Now another high level motor control task I did, this week, was taking a firm card board paper towel role, cut out a section for a marble, and tape to the lid.  I used the paper towel roll from my schools brown paper towels as they are firm.  I have the student hold the lid (with thumbs up), I place the marble at the center of the lid, and I tell them to get the marble to go through the tube.  Later I did mark the right side of the tube with a red line.  I would tell the child to get the marble through the tube starting on the right red line side.  Then not only are you working on the skills for motor control but also on visual scanning.  If you had a bigger tray you could add another tube.

motor control tube

I do something similar to this with my younger students.  I often use this when a student is struggling with coordinating turning the paper while cutting with their other hand.  Often they do not have strong bilateral motor coordination skills so this is a fun way to work on that skill.  I take a swimming noodle, cut it in half, and tape together with different colored duck tape.  I place a marble in it, the student tries to rotate the noodle while keeping the marble in and getting to the other tape color.

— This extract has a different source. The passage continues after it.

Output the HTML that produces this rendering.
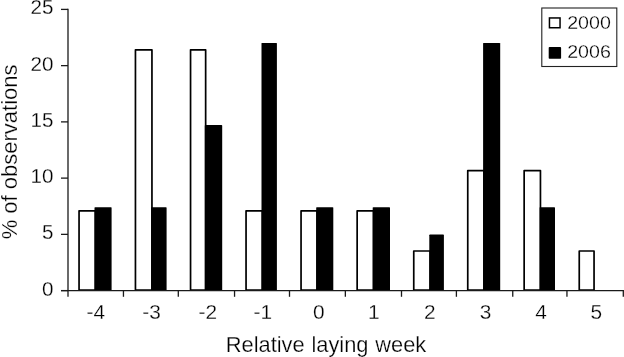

Another different “builder” skill I did this week was for my younger students that struggling writing letters.  I did also use it with writing words too.  I took a gallon plastic bag and filled it with dollar store colored hair gel.  Of course, having your student help you make this activity is another great hand strength building task.  Make sure those thumbs are up while they squeeze they bottle.

motor control gel 1

Then I took the HWT capital letter construct cards and placed them underneath the gel bag.  Finally, they traced the letter using their finger.

For my older students, that do not love that pencil in their hand, I also used it for them to write their words on the gel pad.

motor control gel 2

I hope this gives you some fun ideas to use with your child or student to build critical skills needed in life.